For replicated pools (size=3), reads go only to the primary OSD. For erasure-coded pools, reads may involve reconstructing data from multiple OSD shards if some are unavailable.
BlueStore (Default OSD Backend)¶
| Component | Role |
|---|---|
| BlockDevice | Raw block device (HDD/SSD/NVMe) — no filesystem |
| RocksDB | Object metadata store |
| WAL | Write-ahead log (best on fast NVMe) |
| DB | RocksDB data (best on SSD) |
| Data | Object data (can be HDD) |
Data Protection¶
| Method | Overhead | Speed | Use Case |
|---|---|---|---|
| Replication (3×) | 200% | Fast writes | Hot data, databases |
| Erasure Coding (4+2) | 50% | Slower writes, fast reads | Cold data, archives |
| FastEC (Tentacle) | 50% | Improved small I/O | General purpose |
Sources¶
Benchmarks¶
Scope
Performance characteristics, scaling limits, and resource consumption for Ceph.
RADOS Bench Results¶
| Operation | 3 OSD (HDD) | 3 OSD (SSD) | 12 OSD (NVMe) |
|---|---|---|---|
| Seq Write | 300-500 MB/s | 1-2 GB/s | 5-10 GB/s |
| Seq Read | 400-600 MB/s | 1.5-3 GB/s | 8-15 GB/s |
| Random 4K Write | 500-1,000 IOPS | 10k-30k IOPS | 100k+ IOPS |
| Random 4K Read | 1,000-2,000 IOPS | 20k-50k IOPS | 200k+ IOPS |
RBD (Block) Performance¶
| Block Size | Throughput | IOPS | Latency (P99) |
|---|---|---|---|
| 4K random | N/A | 10k-50k | 1-5ms |
| 64K sequential | 500MB-2GB/s | N/A | 2-10ms |
| 1M sequential | 1-5 GB/s | N/A | 5-20ms |
Scaling Limits¶
| Dimension | Limit | Notes |
|---|---|---|
| OSDs per cluster | 10,000+ | Tested by CERN |
| Total capacity | Exabytes | Linear scaling |
| Default pg_num per pool | 64 | Tune per pool based on OSD count |
| PGs per OSD | 100-200 (recommended) | Performance degrades beyond 300 |
| Objects per PG | Millions | No hard limit |
Sourcing Status¶
Unsourced Performance Data
The performance numbers in this document are estimated from vendor documentation, community benchmarks, and engineering judgment.

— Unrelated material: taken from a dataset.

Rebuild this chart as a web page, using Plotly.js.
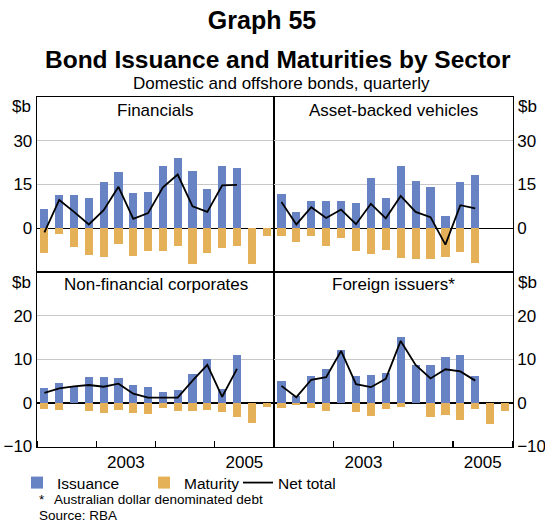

They do not represent controlled benchmarks with documented test conditions. Specific hardware configurations, software versions, and test methodologies were not recorded.
Use these figures as rough guidance only. For production capacity planning, run your own benchmarks against your specific workload and infrastructure.